▶ _OBJECTIVE_
Take every line from the first down to the line with "anchor=base west] (specialhead)" and set it down exactly, without the pictures.

▶ _DATASET RECORDS_
^^^^^^^^

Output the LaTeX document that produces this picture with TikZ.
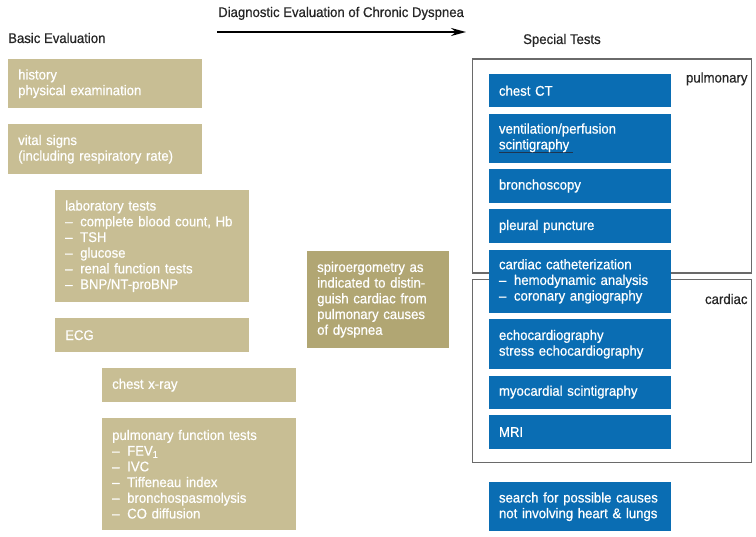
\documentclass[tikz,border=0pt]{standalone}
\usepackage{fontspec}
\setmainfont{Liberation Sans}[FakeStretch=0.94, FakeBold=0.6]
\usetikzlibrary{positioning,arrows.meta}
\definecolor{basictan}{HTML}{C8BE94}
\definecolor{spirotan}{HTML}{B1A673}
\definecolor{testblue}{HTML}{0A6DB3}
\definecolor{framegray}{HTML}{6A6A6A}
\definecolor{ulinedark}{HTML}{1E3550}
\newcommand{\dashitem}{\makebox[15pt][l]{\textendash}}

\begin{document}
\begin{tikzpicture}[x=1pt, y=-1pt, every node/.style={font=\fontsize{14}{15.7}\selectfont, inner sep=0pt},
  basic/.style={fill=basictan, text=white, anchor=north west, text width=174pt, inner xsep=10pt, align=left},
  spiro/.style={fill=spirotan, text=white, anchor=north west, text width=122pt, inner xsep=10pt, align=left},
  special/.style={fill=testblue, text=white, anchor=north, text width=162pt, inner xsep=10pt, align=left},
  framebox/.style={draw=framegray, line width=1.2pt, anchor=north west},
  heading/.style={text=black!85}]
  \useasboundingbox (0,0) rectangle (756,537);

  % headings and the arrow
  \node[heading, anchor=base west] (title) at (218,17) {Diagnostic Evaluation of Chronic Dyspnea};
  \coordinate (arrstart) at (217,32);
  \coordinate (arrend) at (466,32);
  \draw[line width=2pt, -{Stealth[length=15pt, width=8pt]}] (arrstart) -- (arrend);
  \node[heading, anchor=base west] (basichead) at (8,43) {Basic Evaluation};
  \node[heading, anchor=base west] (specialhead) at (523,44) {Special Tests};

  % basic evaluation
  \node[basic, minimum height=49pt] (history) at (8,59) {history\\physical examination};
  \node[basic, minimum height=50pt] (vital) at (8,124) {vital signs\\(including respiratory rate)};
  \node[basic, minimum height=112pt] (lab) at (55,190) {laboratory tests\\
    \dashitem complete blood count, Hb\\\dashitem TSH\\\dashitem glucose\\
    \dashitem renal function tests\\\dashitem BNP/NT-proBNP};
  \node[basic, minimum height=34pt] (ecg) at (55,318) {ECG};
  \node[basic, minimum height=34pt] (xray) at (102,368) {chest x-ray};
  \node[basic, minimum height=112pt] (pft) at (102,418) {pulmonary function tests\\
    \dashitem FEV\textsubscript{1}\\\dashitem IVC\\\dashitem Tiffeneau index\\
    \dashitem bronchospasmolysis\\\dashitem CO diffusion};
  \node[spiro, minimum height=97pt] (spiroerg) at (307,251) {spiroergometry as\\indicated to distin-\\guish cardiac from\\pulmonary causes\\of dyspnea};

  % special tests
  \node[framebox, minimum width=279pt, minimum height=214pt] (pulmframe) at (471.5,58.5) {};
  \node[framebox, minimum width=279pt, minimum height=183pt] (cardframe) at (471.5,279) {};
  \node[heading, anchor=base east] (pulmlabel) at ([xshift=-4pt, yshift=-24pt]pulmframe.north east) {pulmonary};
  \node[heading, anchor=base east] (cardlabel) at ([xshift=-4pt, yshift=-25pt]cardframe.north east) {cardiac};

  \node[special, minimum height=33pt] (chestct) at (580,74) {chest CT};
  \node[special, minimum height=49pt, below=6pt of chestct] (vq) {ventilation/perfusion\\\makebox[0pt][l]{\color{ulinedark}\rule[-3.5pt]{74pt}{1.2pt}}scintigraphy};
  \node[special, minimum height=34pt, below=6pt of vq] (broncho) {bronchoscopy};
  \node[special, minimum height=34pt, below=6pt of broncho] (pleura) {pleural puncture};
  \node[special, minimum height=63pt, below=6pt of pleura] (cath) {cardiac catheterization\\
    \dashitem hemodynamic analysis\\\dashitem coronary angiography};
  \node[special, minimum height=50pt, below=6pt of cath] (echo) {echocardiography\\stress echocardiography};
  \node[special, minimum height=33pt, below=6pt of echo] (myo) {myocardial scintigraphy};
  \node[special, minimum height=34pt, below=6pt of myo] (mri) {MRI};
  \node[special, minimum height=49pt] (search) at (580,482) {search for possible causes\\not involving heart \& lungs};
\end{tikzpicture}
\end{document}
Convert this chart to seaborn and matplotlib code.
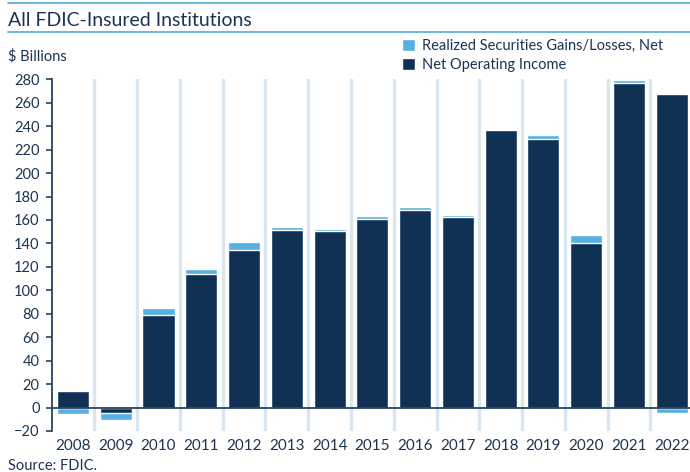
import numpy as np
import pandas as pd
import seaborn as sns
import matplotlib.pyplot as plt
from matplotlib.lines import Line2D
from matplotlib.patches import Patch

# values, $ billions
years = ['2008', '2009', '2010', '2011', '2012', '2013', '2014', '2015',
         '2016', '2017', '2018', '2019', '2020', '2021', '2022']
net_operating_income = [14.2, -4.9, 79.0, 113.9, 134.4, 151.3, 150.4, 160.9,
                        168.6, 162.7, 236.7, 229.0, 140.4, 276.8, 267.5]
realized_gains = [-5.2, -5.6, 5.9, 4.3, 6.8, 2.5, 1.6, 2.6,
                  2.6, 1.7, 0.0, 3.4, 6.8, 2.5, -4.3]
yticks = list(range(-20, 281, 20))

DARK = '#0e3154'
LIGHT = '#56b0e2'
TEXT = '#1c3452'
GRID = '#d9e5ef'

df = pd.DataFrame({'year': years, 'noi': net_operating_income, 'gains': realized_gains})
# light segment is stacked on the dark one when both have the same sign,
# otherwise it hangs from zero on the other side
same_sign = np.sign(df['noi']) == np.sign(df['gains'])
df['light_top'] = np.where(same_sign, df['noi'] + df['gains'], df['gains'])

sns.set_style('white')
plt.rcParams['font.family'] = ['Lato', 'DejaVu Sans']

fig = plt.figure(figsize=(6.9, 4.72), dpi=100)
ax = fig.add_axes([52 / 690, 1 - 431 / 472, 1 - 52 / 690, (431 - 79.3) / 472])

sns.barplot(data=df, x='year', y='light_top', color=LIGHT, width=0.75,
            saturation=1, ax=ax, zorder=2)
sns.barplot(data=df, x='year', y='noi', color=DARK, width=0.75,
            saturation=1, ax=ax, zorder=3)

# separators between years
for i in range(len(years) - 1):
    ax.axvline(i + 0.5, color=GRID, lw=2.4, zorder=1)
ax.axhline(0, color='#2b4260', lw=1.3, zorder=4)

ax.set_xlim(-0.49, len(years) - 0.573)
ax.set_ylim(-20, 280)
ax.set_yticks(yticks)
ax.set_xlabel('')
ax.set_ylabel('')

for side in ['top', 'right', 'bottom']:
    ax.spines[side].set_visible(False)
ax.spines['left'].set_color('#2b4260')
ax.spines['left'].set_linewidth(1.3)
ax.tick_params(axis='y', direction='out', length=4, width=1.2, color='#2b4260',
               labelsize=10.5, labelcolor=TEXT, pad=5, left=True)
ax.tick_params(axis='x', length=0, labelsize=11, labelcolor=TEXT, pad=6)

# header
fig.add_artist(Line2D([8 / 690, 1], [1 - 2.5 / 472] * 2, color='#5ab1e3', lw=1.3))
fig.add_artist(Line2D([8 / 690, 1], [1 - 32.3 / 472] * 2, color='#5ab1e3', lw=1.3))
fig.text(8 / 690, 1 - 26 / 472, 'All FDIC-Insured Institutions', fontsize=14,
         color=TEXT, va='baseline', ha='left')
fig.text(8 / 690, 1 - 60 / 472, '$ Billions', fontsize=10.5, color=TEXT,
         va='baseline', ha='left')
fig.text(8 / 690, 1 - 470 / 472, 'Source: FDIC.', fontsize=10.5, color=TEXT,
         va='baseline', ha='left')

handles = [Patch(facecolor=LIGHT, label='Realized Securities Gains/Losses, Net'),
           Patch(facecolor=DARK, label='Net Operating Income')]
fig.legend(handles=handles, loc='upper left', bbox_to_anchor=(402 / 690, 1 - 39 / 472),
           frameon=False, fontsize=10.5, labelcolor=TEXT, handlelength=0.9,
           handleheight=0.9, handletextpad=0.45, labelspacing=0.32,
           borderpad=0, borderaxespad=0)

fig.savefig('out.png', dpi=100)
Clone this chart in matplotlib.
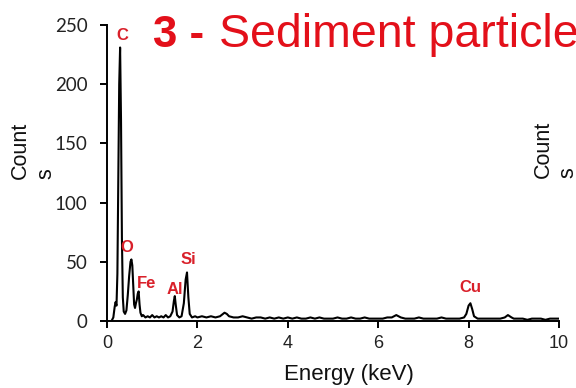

^^^^^^^^

▶ _CORRECT OUTPUT_
Output the LaTeX document that produces this picture with TikZ.
\documentclass[tikz,border=0pt]{standalone}
\usepackage{fontspec}
\setmainfont{Liberation Sans}[FakeStretch=0.94, FakeBold=0.6]
\usetikzlibrary{positioning,arrows.meta}
\definecolor{basictan}{HTML}{C8BE94}
\definecolor{spirotan}{HTML}{B1A673}
\definecolor{testblue}{HTML}{0A6DB3}
\definecolor{framegray}{HTML}{6A6A6A}
\definecolor{ulinedark}{HTML}{1E3550}
\newcommand{\dashitem}{\makebox[15pt][l]{\textendash}}

\begin{document}
\begin{tikzpicture}[x=1pt, y=-1pt, every node/.style={font=\fontsize{14}{15.7}\selectfont, inner sep=0pt},
  basic/.style={fill=basictan, text=white, anchor=north west, text width=174pt, inner xsep=10pt, align=left},
  spiro/.style={fill=spirotan, text=white, anchor=north west, text width=122pt, inner xsep=10pt, align=left},
  special/.style={fill=testblue, text=white, anchor=north, text width=162pt, inner xsep=10pt, align=left},
  framebox/.style={draw=framegray, line width=1.2pt, anchor=north west},
  heading/.style={text=black!85}]
  \useasboundingbox (0,0) rectangle (756,537);

  % headings and the arrow
  \node[heading, anchor=base west] (title) at (218,17) {Diagnostic Evaluation of Chronic Dyspnea};
  \coordinate (arrstart) at (217,32);
  \coordinate (arrend) at (466,32);
  \draw[line width=2pt, -{Stealth[length=15pt, width=8pt]}] (arrstart) -- (arrend);
  \node[heading, anchor=base west] (basichead) at (8,43) {Basic Evaluation};
  \node[heading, anchor=base west] (specialhead) at (523,44) {Special Tests};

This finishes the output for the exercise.